With that position we cannot agree. As we view the situation, when the trustees of the Bank filed their certificate to review the order of the Referee, we had authority to pass on the entire proceedings and determine from the petition, answer and evidence whether the Referee's order, complained of, was valid. In our opinion, in the review of the evidence, the bill of sale and the so-called bailment lease must be considered together as a part of the same transaction. As it appears to us, these two papers were executed merely for the purpose of giving the Bank a lease of personal property for an existing indebtedness owed by the bankrupt to the Bank.
The Pennsylvania courts have repeatedly said that the court will examine the real nature of the transaction to determine whether or not there was a valid bailment. See Root v. Republic Acceptance Corporation, 279 Pa. 55, 123 A. 650; S.F. Bowser & Co., Inc., v. Franklin Mortgage & Investment Co., 305 Pa. 459, 158 A. 170.
As we view the transaction in the instant case, the Bank wanted security for money owed to it by the bankrupt, and took from the bankrupt a bill of sale of this dental equipment merely for the purpose of securing a lien upon that equipment by means of the bill of sale in question. The tenant lease of Room 406 was not surrendered to the Bank at the time the bill of sale was executed on June 28, 1928, nor was any new lease given by the Bank to the bankrupt when the so-called bailment contract was executed under date of June 30, 1928. We therefore conclude that under this arrangement no valid title to this dental equipment passed to the Bank which was good against creditors in bandruptcy. See Root v. Republic Acceptance Corporation, 279 Pa. 55, 61, 123 A. 650. That being so, of course the bailment contract was of no force and effect, as the Bank never really secured a good title to the equipment as against creditors and the trustee in bankruptcy.

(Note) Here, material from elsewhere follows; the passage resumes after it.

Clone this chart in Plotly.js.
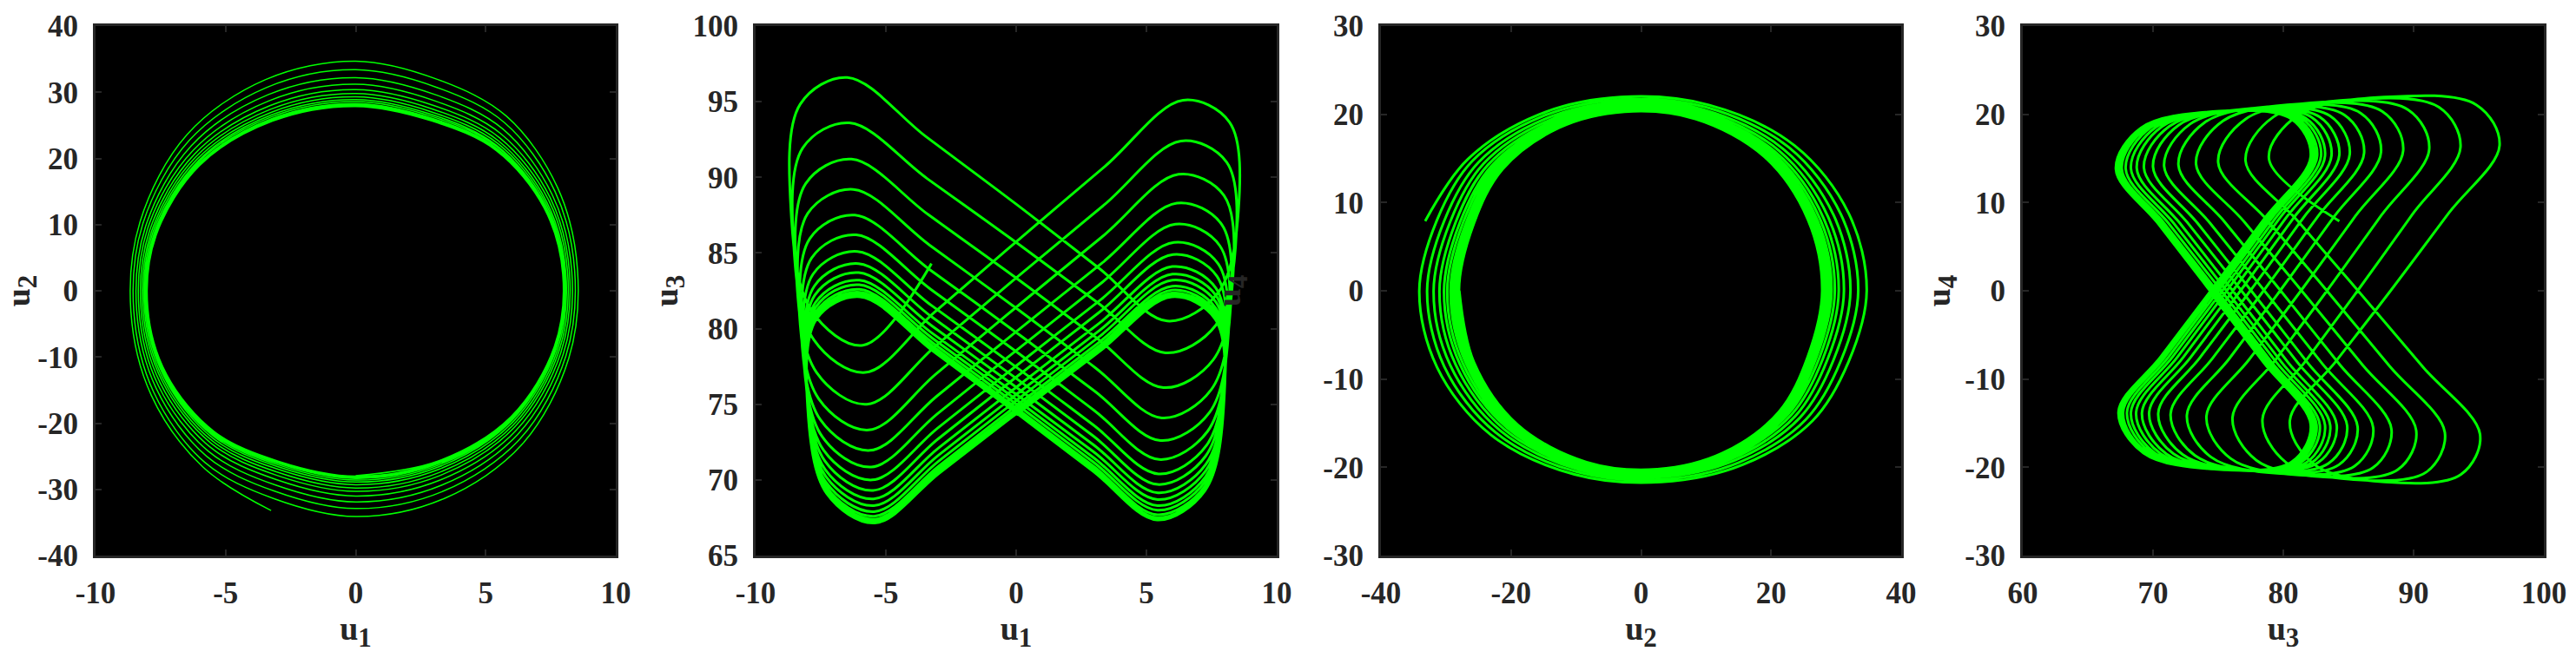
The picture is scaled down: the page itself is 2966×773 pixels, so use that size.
<!DOCTYPE html>
<html>
<head>
<meta charset="utf-8">
<script src="https://cdn.plot.ly/plotly-3.0.1.min.js"></script>
<style>
  html, body { margin: 0; padding: 0; background: #fff; }
  #chart { width: 2966px; height: 773px; }
</style>
</head>
<body>
<div id="chart"></div>
<script>
// trajectory samples read off the four phase portraits (same time order in every array,
// one row per half-turn of the orbit)
const u1 = [-3.25,
  -5.88, -7.86, -8.64, -8.29, -6.48, -3.46, 0, 3.16,
  5.80, 7.76, 8.53, 8.19, 6.40, 3.41, 0, -3.16,
  -5.80, -7.76, -8.53, -8.19, -6.40, -3.41, 0, 3.12,
  5.73, 7.66, 8.42, 8.08, 6.32, 3.37, 0, -3.12,
  -5.73, -7.66, -8.42, -8.08, -6.32, -3.37, 0, 3.07,
  5.65, 7.56, 8.31, 7.98, 6.23, 3.32, 0, -3.08,
  -5.66, -7.58, -8.33, -8.00, -6.25, -3.33, 0, 3.04,
  5.59, 7.48, 8.22, 7.89, 6.17, 3.29, 0, -3.05,
  -5.61, -7.51, -8.25, -7.92, -6.19, -3.30, 0, 3.02,
  5.54, 7.42, 8.15, 7.82, 6.11, 3.26, 0, -3.03,
  -5.56, -7.44, -8.18, -7.85, -6.14, -3.27, 0, 2.99,
  5.49, 7.35, 8.08, 7.76, 6.06, 3.23, 0, -3.00,
  -5.52, -7.39, -8.12, -7.80, -6.09, -3.25, 0, 2.97,
  5.46, 7.31, 8.03, 7.71, 6.02, 3.21, 0, -2.99,
  -5.49, -7.34, -8.07, -7.75, -6.05, -3.23, 0, 2.96,
  5.43, 7.27, 7.99, 7.67, 5.99, 3.20, 0, -2.98,
  -5.47, -7.33, -8.05, -7.73, -6.04, -3.22, 0, 2.96,
  5.44, 7.28, 8.00, 7.68, 6.00, 3.20, 0, -2.97,
  -5.46, -7.31, -8.03, -7.71, -6.02, -3.21, 0, 2.96,
  5.43, 7.27, 7.99, 7.67, 5.99, 3.20, 0, -2.97,
  -5.45, -7.30, -8.02, -7.70, -6.02, -3.21, 0, 2.95,
  5.43, 7.26, 7.98, 7.66, 5.99, 3.19, 0, -2.96,
  -5.45, -7.29, -8.01, -7.69, -6.01, -3.20, 0, 2.95,
  5.42, 7.25, 7.97, 7.65, 5.98, 3.19, 0, -2.96,
  -5.44, -7.28, -8.00, -7.68, -6.00, -3.20, 0, 2.95,
  5.42, 7.25, 7.97, 7.65, 5.98, 3.19, 0, -2.96,
  -5.44, -7.28, -8.00, -7.68, -6.00, -3.20, 0, 2.95,
  5.41, 7.24, 7.96, 7.64, 5.97, 3.18, 0, -2.96,
  -5.43, -7.27, -7.99, -7.67, -5.99, -3.20, 0, 2.95,
  5.41, 7.24, 7.96, 7.64, 5.97, 3.18, 0];

const u2 = [-33.2,
  -26.60, -15.75, -3.15, 10.41, 23.60, 31.92, 34.70, 31.92,
  26.37, 15.62, 3.12, -10.23, -23.19, -31.37, -34.10, -31.37,
  -25.92, -15.35, -3.07, 10.02, 22.71, 30.73, 33.40, 30.73,
  25.38, 15.03, 3.01, -9.87, -22.37, -30.27, -32.90, -30.27,
  -25.00, -14.81, -2.96, 9.66, 21.90, 29.62, 32.20, 29.62,
  24.47, 14.49, 2.90, -9.57, -21.69, -29.35, -31.90, -29.35,
  -24.24, -14.36, -2.87, 9.36, 21.22, 28.70, 31.20, 28.70,
  23.71, 14.04, 2.81, -9.30, -21.08, -28.52, -31.00, -28.52,
  -23.56, -13.95, -2.79, 9.12, 20.67, 27.97, 30.40, 27.97,
  23.10, 13.68, 2.74, -9.09, -20.60, -27.88, -30.30, -27.88,
  -23.03, -13.64, -2.73, 8.94, 20.26, 27.42, 29.80, 27.42,
  22.65, 13.41, 2.68, -8.94, -20.26, -27.42, -29.80, -27.42,
  -22.65, -13.41, -2.68, 8.79, 19.92, 26.96, 29.30, 26.96,
  22.27, 13.19, 2.64, -8.79, -19.92, -26.96, -29.30, -26.96,
  -22.27, -13.19, -2.64, 8.67, 19.65, 26.59, 28.90, 26.59,
  21.96, 13.01, 2.60, -8.67, -19.65, -26.59, -28.90, -26.59,
  -21.96, -13.01, -2.60, 8.58, 19.45, 26.31, 28.60, 26.31,
  21.74, 12.87, 2.57, -8.58, -19.45, -26.31, -28.60, -26.31,
  -21.74, -12.87, -2.57, 8.49, 19.24, 26.04, 28.30, 26.04,
  21.51, 12.74, 2.55, -8.51, -19.28, -26.08, -28.35, -26.08,
  -21.55, -12.76, -2.55, 8.43, 19.11, 25.85, 28.10, 25.85,
  21.36, 12.65, 2.53, -8.46, -19.18, -25.94, -28.20, -25.94,
  -21.43, -12.69, -2.54, 8.40, 19.04, 25.76, 28.00, 25.76,
  21.28, 12.60, 2.52, -8.43, -19.11, -25.85, -28.10, -25.85,
  -21.36, -12.65, -2.53, 8.39, 19.01, 25.71, 27.95, 25.71,
  21.24, 12.58, 2.52, -8.42, -19.07, -25.81, -28.05, -25.81,
  -21.32, -12.62, -2.52, 8.37, 18.97, 25.67, 27.90, 25.67,
  21.20, 12.56, 2.51, -8.40, -19.04, -25.76, -28.00, -25.76,
  -21.28, -12.60, -2.52, 8.36, 18.94, 25.62, 27.85, 25.62,
  21.17, 12.53, 2.51, -8.39, -19.01, -25.71, -27.95];

const u3 = [84.3,
  78.9, 81.2, 87.75, 94.83, 96.6, 92.69, 88.23, 84.02,
  80.5, 82.4, 87.8, 93.64, 95.1, 90.73, 85.74, 81.04,
  77.1, 79.25, 85.35, 91.95, 93.6, 89.91, 85.7, 81.73,
  78.4, 80.22, 85.4, 91.0, 92.4, 88.17, 83.35, 78.81,
  75.0, 77.1, 83.1, 89.58, 91.2, 87.53, 83.35, 79.41,
  76.1, 77.93, 83.15, 88.79, 90.2, 86.1, 81.41, 77.0,
  73.3, 75.37, 81.25, 87.61, 89.2, 85.53, 81.35, 77.41,
  74.1, 75.95, 81.2, 86.88, 88.3, 84.33, 79.8, 75.53,
  71.95, 73.97, 79.73, 85.95, 87.5, 83.88, 79.75, 75.86,
  72.6, 74.46, 79.75, 85.47, 86.9, 83.0, 78.55, 74.36,
  70.85, 72.85, 78.53, 84.67, 86.2, 82.59, 78.48, 74.6,
  71.35, 73.22, 78.53, 84.27, 85.7, 81.89, 77.54, 73.44,
  70.0, 71.96, 77.55, 83.59, 85.1, 81.53, 77.46, 73.62,
  70.4, 72.29, 77.65, 83.45, 84.9, 81.11, 76.79, 72.72,
  69.3, 71.25, 76.8, 82.8, 84.3, 80.76, 76.71, 72.9,
  69.7, 71.57, 76.9, 82.66, 84.1, 80.37, 76.12, 72.11,
  68.75, 70.69, 76.23, 82.21, 83.7, 80.16, 76.13, 72.33,
  69.15, 71.03, 76.38, 82.16, 83.6, 79.88, 75.64, 71.65,
  68.3, 70.24, 75.75, 81.71, 83.2, 79.68, 75.66, 71.87,
  68.7, 70.59, 75.95, 81.75, 83.2, 79.48, 75.24, 71.25,
  67.9, 69.85, 75.4, 81.4, 82.9, 79.36, 75.31, 71.5,
  68.3, 70.19, 75.55, 81.35, 82.8, 79.11, 74.9, 70.93,
  67.6, 69.55, 75.1, 81.1, 82.6, 79.06, 75.01, 71.2,
  68.0, 69.89, 75.28, 81.1, 82.55, 78.87, 74.67, 70.72,
  67.4, 69.35, 74.9, 80.9, 82.4, 78.83, 74.76, 70.92,
  67.7, 69.6, 75.03, 80.89, 82.35, 78.68, 74.5, 70.56,
  67.25, 69.2, 74.75, 80.75, 82.25, 78.67, 74.58, 70.73,
  67.5, 69.41, 74.85, 80.73, 82.2, 78.54, 74.37, 70.44,
  67.15, 69.09, 74.63, 80.61, 82.1, 78.52, 74.43, 70.58,
  67.35, 69.27, 74.73, 80.63, 82.1, 78.46, 74.3];

const u4 = [7.9,
  14.94, 19.96, 21.95, 21.06, 16.46, 8.79, 0, -8.03,
  -14.73, -19.71, -21.67, -20.80, -16.26, -8.66, 0, 8.03,
  14.73, 19.71, 21.67, 20.80, 16.26, 8.66, 0, -7.92,
  -14.55, -19.46, -21.39, -20.52, -16.05, -8.56, 0, 7.92,
  14.55, 19.46, 21.39, 20.52, 16.05, 8.56, 0, -7.80,
  -14.35, -19.20, -21.11, -20.27, -15.82, -8.43, 0, 7.82,
  14.38, 19.25, 21.16, 20.32, 15.88, 8.46, 0, -7.72,
  -14.20, -19.00, -20.88, -20.04, -15.67, -8.36, 0, 7.75,
  14.25, 19.08, 20.96, 20.12, 15.72, 8.38, 0, -7.67,
  -14.07, -18.85, -20.70, -19.86, -15.52, -8.28, 0, 7.70,
  14.12, 18.90, 20.78, 19.94, 15.60, 8.31, 0, -7.59,
  -13.94, -18.67, -20.52, -19.71, -15.39, -8.20, 0, 7.62,
  14.02, 18.77, 20.62, 19.81, 15.47, 8.26, 0, -7.54,
  -13.87, -18.57, -20.40, -19.58, -15.29, -8.15, 0, 7.59,
  13.94, 18.64, 20.50, 19.69, 15.37, 8.20, 0, -7.52,
  -13.79, -18.47, -20.29, -19.48, -15.21, -8.13, 0, 7.57,
  13.89, 18.62, 20.45, 19.63, 15.34, 8.18, 0, -7.52,
  -13.82, -18.49, -20.32, -19.51, -15.24, -8.13, 0, 7.54,
  13.87, 18.57, 20.40, 19.58, 15.29, 8.15, 0, -7.52,
  -13.79, -18.47, -20.29, -19.48, -15.21, -8.13, 0, 7.54,
  13.84, 18.54, 20.37, 19.56, 15.29, 8.15, 0, -7.49,
  -13.79, -18.44, -20.27, -19.46, -15.21, -8.10, 0, 7.52,
  13.84, 18.52, 20.35, 19.53, 15.27, 8.13, 0, -7.49,
  -13.77, -18.42, -20.24, -19.43, -15.19, -8.10, 0, 7.52,
  13.82, 18.49, 20.32, 19.51, 15.24, 8.13, 0, -7.49,
  -13.77, -18.42, -20.24, -19.43, -15.19, -8.10, 0, 7.52,
  13.82, 18.49, 20.32, 19.51, 15.24, 8.13, 0, -7.49,
  -13.74, -18.39, -20.22, -19.41, -15.16, -8.08, 0, 7.52,
  13.79, 18.47, 20.29, 19.48, 15.21, 8.13, 0, -7.49,
  -13.74, -18.39, -20.22, -19.41, -15.16, -8.08, 0];

// axis ticks for each panel
const ticksU1 = [-10, -5, 0, 5, 10];
const ticksU2x = [-40, -20, 0, 20, 40];
const ticksU2y = [-40, -30, -20, -10, 0, 10, 20, 30, 40];
const ticksU3x = [60, 70, 80, 90, 100];
const ticksU3y = [65, 70, 75, 80, 85, 90, 95, 100];
const ticksU4 = [-30, -20, -10, 0, 10, 20, 30];

const W = 2966, H = 773;
const FONT = 'Liberation Serif, Times New Roman, serif';
const INK = '#262626';
const GREEN = '#00ff00';

function axis(ticks, title, domain, standoff) {
    return {
        domain: domain,
        range: [ticks[0], ticks[ticks.length - 1]],
        tickmode: 'array', tickvals: ticks,
        ticktext: ticks.map(v => '<b>' + v + '</b>'),
        showline: true, linecolor: INK, linewidth: 3, mirror: 'ticks',
        ticks: 'inside', ticklen: 7, tickwidth: 2, tickcolor: INK,
        showgrid: false, zeroline: false, fixedrange: true,
        tickfont: { family: FONT, size: 35, color: INK, weight: 'bold' },
        ticklabelstandoff: 10,
        title: { text: title, standoff: standoff,
                 font: { family: FONT, size: 38, color: INK, weight: 'bold' } }
    };
}

const xd = (a, b) => [a / W, b / W];
const yDom = [1 - 640 / H, 1 - 30 / H];

function trace(x, y, n, width) {
    return { x: x, y: y, xaxis: 'x' + n, yaxis: 'y' + n, type: 'scatter', mode: 'lines',
             line: { color: GREEN, width: width, shape: 'spline' }, hoverinfo: 'skip' };
}

const traces = [
    trace(u1, u2, '', 1.5),
    trace(u1, u3, '2', 3),
    trace(u2, u4, '3', 3),
    trace(u3, u4, '4', 3)
];

const sub = s => '<b>u<sub><span style="font-size:31px">' + s + '</span></sub></b>';

const layout = {
    width: W, height: H, showlegend: false,
    paper_bgcolor: '#ffffff', plot_bgcolor: '#000000',
    margin: { l: 0, r: 0, t: 0, b: 0 },
    xaxis:  Object.assign(axis(ticksU1, sub('1'), xd(110, 709), 4), { anchor: 'y' }),
    yaxis:  Object.assign(axis(ticksU2y, sub('2'), yDom, 6), { anchor: 'x' }),
    xaxis2: Object.assign(axis(ticksU1, sub('1'), xd(870, 1470), 4), { anchor: 'y2' }),
    yaxis2: Object.assign(axis(ticksU3y, sub('3'), yDom, 6), { anchor: 'x2' }),
    xaxis3: Object.assign(axis(ticksU2x, sub('2'), xd(1590, 2189), 4), { anchor: 'y3' }),
    yaxis3: Object.assign(axis(ticksU4, sub('4'), yDom, 84), { anchor: 'x3' }),
    xaxis4: Object.assign(axis(ticksU3x, sub('3'), xd(2329, 2929), 4), { anchor: 'y4' }),
    yaxis4: Object.assign(axis(ticksU4, sub('4'), yDom, 6), { anchor: 'x4' })
};

Plotly.newPlot('chart', traces, layout, { displayModeBar: false, staticPlot: true });
</script>
</body>
</html>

Upon the second question in the case, as to whether or not the bailment itself would be valid between the parties as against creditors and the trustee in bankruptcy, the Referee found that because the agreement did not contain any provision for the return of the dental equipment at the conclusion of the agreement, it was an agreement of conditional sale rather than a bailment. With this view we could not agree. As we understand the Pennsylvania rule, the inclusion in the contract of an agreement to return the goods on the termination of the contract was not essential to the creation of a valid bailment. See Stiles v. Seation, 200 Pa. 114, 49 A. 774; Walton v. Tepel, 3 Cir., 210 F. 161; Jacquard Knitting Machine Co. v. Vennell, 3 Cir., 59 F.2d 496. However, that is not a determining factor on the issue in this case. As we have already noted, the courts will examine the entire transaction in order to determine whether a valid bailment existed.
Our conclusion is that the order made by the Referee is a proper one, although we do not agree with him on the basis upon which the order is founded. The order of the Referee will therefore be affirmed.